Seres estranhos também começaram a aparecer em livros de história, de geografia e em mapas do mundo. Uma das primeiras referências nesse sentido é o título História Natural, do romano Plínio, o Velho (23-79), por volta do ano 79. Na obra, ele cita o ser que chamou de basilisco, tido como o “rei dos répteis”. Na narrativa original, era uma criatura pequena e extremamente venenosa. A descrição avançou durante a Idade Média, de modo que o basilisco cresceu, tornando-se quase um dragão, em alguns casos, e um ser com cabeça de galo, em outros, mas, ainda assim, capaz de matar apenas com o olhar.
Os viajantes europeus da Idade Média foram quase imbatíveis na narração e localização de seres estranhos e monstruosos, que logo passaram a figurar em diversas obras da época.

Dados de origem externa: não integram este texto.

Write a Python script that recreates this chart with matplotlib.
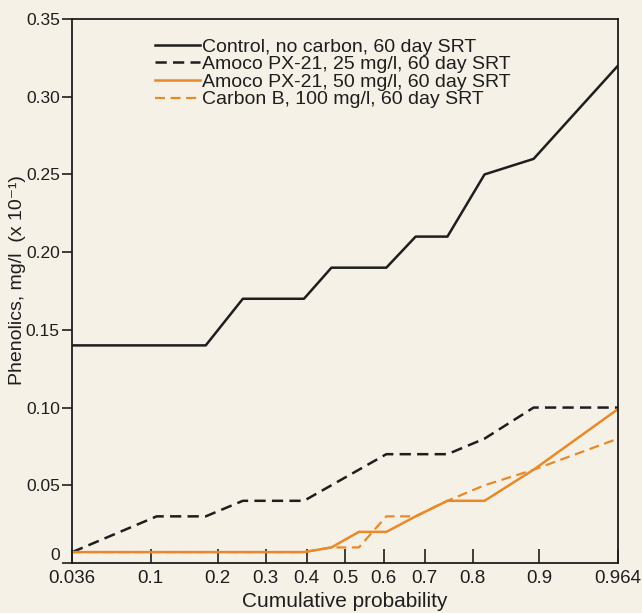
import numpy as np
import matplotlib
matplotlib.use('Agg')
import matplotlib.pyplot as plt
from statistics import NormalDist

# plotting positions (cumulative probability) of the 14 samples
prob = [0.036, 0.107, 0.179, 0.25, 0.321, 0.393, 0.464,
        0.536, 0.607, 0.679, 0.75, 0.821, 0.893, 0.964]

# phenolics, mg/l (x 10^-1)
control = [0.14, 0.14, 0.14, 0.17, 0.17, 0.17, 0.19,
           0.19, 0.19, 0.21, 0.21, 0.25, 0.26, 0.32]
px21_25 = [0.007, 0.03, 0.03, 0.04, 0.04, 0.04, 0.05,
           0.06, 0.07, 0.07, 0.07, 0.08, 0.10, 0.10]
px21_50 = [0.007, 0.007, 0.007, 0.007, 0.007, 0.007, 0.01,
           0.02, 0.02, 0.03, 0.04, 0.04, 0.06, 0.099]
carbon_b = [0.007, 0.007, 0.007, 0.007, 0.007, 0.007, 0.01,
            0.01, 0.03, 0.03, 0.04, 0.05, 0.06, 0.08]

labels = ['Control, no carbon, 60 day SRT',
          'Amoco PX-21, 25 mg/l, 60 day SRT',
          'Amoco PX-21, 50 mg/l, 60 day SRT',
          'Carbon B, 100 mg/l, 60 day SRT']

xticks = [0.036, 0.1, 0.2, 0.3, 0.4, 0.5, 0.6, 0.7, 0.8, 0.9, 0.964]
xticklabels = ['0.036', '0.1', '0.2', '0.3', '0.4', '0.5', '0.6',
               '0.7', '0.8', '0.9', '0.964']
yticks = [0, 0.05, 0.10, 0.15, 0.20, 0.25, 0.30, 0.35]
yticklabels = ['0', '0.05', '0.10', '0.15', '0.20', '0.25', '0.30', '0.35']

# normal probability scale
_nd = NormalDist()


def prob_fwd(p):
    p = np.clip(np.asarray(p, dtype=float), 1e-6, 1 - 1e-6)
    return np.vectorize(_nd.inv_cdf, otypes=[float])(p)


def prob_inv(z):
    return np.vectorize(_nd.cdf, otypes=[float])(np.asarray(z, dtype=float))


plt.rcParams['font.family'] = ['Liberation Sans', 'DejaVu Sans']
paper = '#f6f1e6'
ink = '#1e1e1e'
orange = '#e8892a'

fig = plt.figure(figsize=(6.42, 6.13), dpi=100, facecolor=paper)
ax = fig.add_axes([0.1126, 0.0816, 0.850, 0.8874], facecolor=paper)
ax.set_xscale('function', functions=(prob_fwd, prob_inv))

ax.plot(prob, control, color=ink, lw=1.8, label=labels[0])
ax.plot(prob, px21_25, color=ink, lw=1.8, ls=(0, (4.5, 2.5)), label=labels[1])
ax.plot(prob, px21_50, color=orange, lw=1.8, label=labels[2])
ax.plot(prob, carbon_b, color=orange, lw=1.6, ls=(0, (4.5, 2.5)), label=labels[3])

ax.set_xlim(0.036, 0.964)
ax.set_ylim(0, 0.35)

ax.set_xticks(xticks)
ax.set_xticklabels(xticklabels)
ax.xaxis.set_minor_locator(matplotlib.ticker.NullLocator())
ax.set_yticks(yticks)
ax.set_yticklabels(yticklabels)
ax.get_yticklabels()[0].set_verticalalignment('bottom')

ax.tick_params(axis='x', direction='in', length=10, width=1.2, pad=5,
               labelsize=13.5, colors=ink)
ax.tick_params(axis='y', direction='out', length=7, width=1.2, pad=2,
               labelsize=12.5, colors=ink)
for s in ax.spines.values():
    s.set_linewidth(1.3)
    s.set_color(ink)

ax.set_xlabel('Cumulative probability', fontsize=15, color=ink, labelpad=4)
ax.set_ylabel('Phenolics, mg/l  (x 10⁻¹)', fontsize=14, color=ink)
ax.yaxis.set_label_coords(-0.084, 0.52)

ax.legend(loc='upper left', bbox_to_anchor=(0.152, 0.965), frameon=False,
          fontsize=14, handlelength=2.3, handletextpad=0.1,
          labelspacing=0.0, borderaxespad=0, borderpad=0,
          labelcolor=ink)

fig.savefig('out.png', dpi=100, facecolor=paper)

Um dos mapas mais famosos, datando de cerca de 1300, é o que está exposto na Catedral de Hereford e atribuído a Richard de Haldingham. O mapa traz o Jardim do Éden no alto, de onde saem quatro rios dividindo a Terra. Em várias localidades, ele situa a existência de seres como os blemeyes, que teriam a boca e os olhos na altura do peito; os cinântropos, com a aparência de cães e cabeça humana; seus opostos, os cinocéfalos, com corpo humano e cabeça canina; os parvines, moradores da Etiópia, com quatro olhos; os monópodos, que possuiriam apenas um pé, gigantesco, com o qual se protegem do sol e correm a velocidades fantásticas. O grifo também surge nesse mapa, mas sua origem é anterior, remontando às lendas do Oriente Médio, com a cabeça e pescoço de águia, corpo de leão e garras afiadas.
Hoje em dia, apesar da ciência saber que esses seres jamais existiram, alguns pesquisadores entendem que as descrições podem ter se originado da confusão dos viajantes ao se depararem com animais desconhecidos na Europa.